Toshiba adds new TV tech to the mix

By Richard Shim, CNET News.com on 10 December 2004

Tags: crt | plasma | toshiba | tv | technology | television | panel | emit

Toshiba is planning to launch televisions with a new display technology that it says produces better picture quality and consumes less power than current plasma sets.

The flat-panel technology is called surface-conduction electron emitter display (SED). The first televisions to use SED will be available in 2005, with full-scale production under way by 2006. Screen sizes and prices will be similar to those of plasma-based televisions, but the SED sets will offer better overall picture quality, according to the company.

The technology is the result of a Toshiba-Canon joint venture announced in mid-September. The SED technology uses Canon's proprietary electron-emission and microfabrication technologies, along with Toshiba's CRT (cathode-ray tube) technology and mass-production technologies for semiconductors.

The companies have been working together on the SED technology since 1999. The joint venture is aimed at developing, producing and marketing SED panels, which will start at 55 inches (140 cm).

 SED joins a growing list of technologies aimed at improving the more popular flat panels, such as liquid-crystal displays and plasma sets. Others include organic light emitting diode technology and electronic ink, which are in the early stages of development and are being used in smaller portable devices such as digital cameras, phones and electric shavers. It will likely be a number of years, however, before screens based on the new technologies can be made large enough to be used in televisions and notebook computers, the two biggest markets for displays.

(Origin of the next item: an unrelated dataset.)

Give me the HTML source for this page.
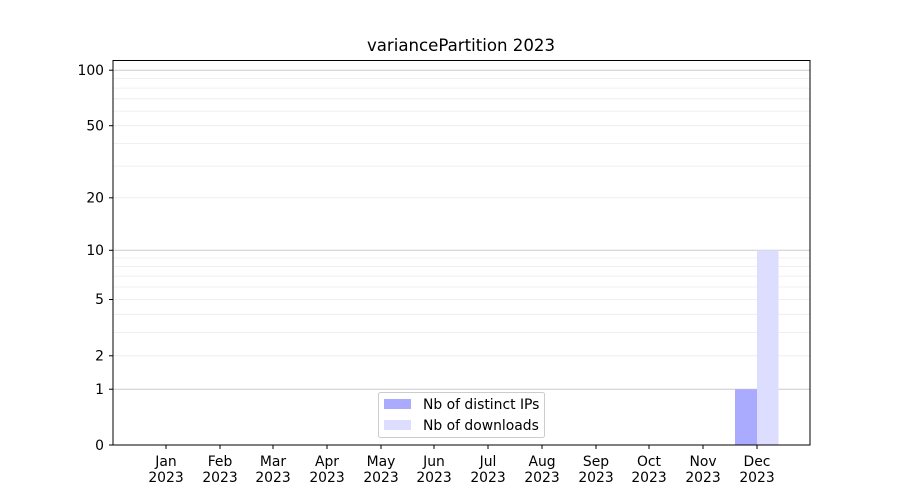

CRTs remain the most widely used type of television technology, and companies are looking for new ways to extend its life, such as thinning the tubes. But profits from the 50-plus-year-old CRTs have been wrung out and profit margins for flat-screen sets are in the mid- to high-teens per cent range, depending on screen size. That's high enough to convince nontraditional players such as Dell and Hewlett-Packard to enter the TV business.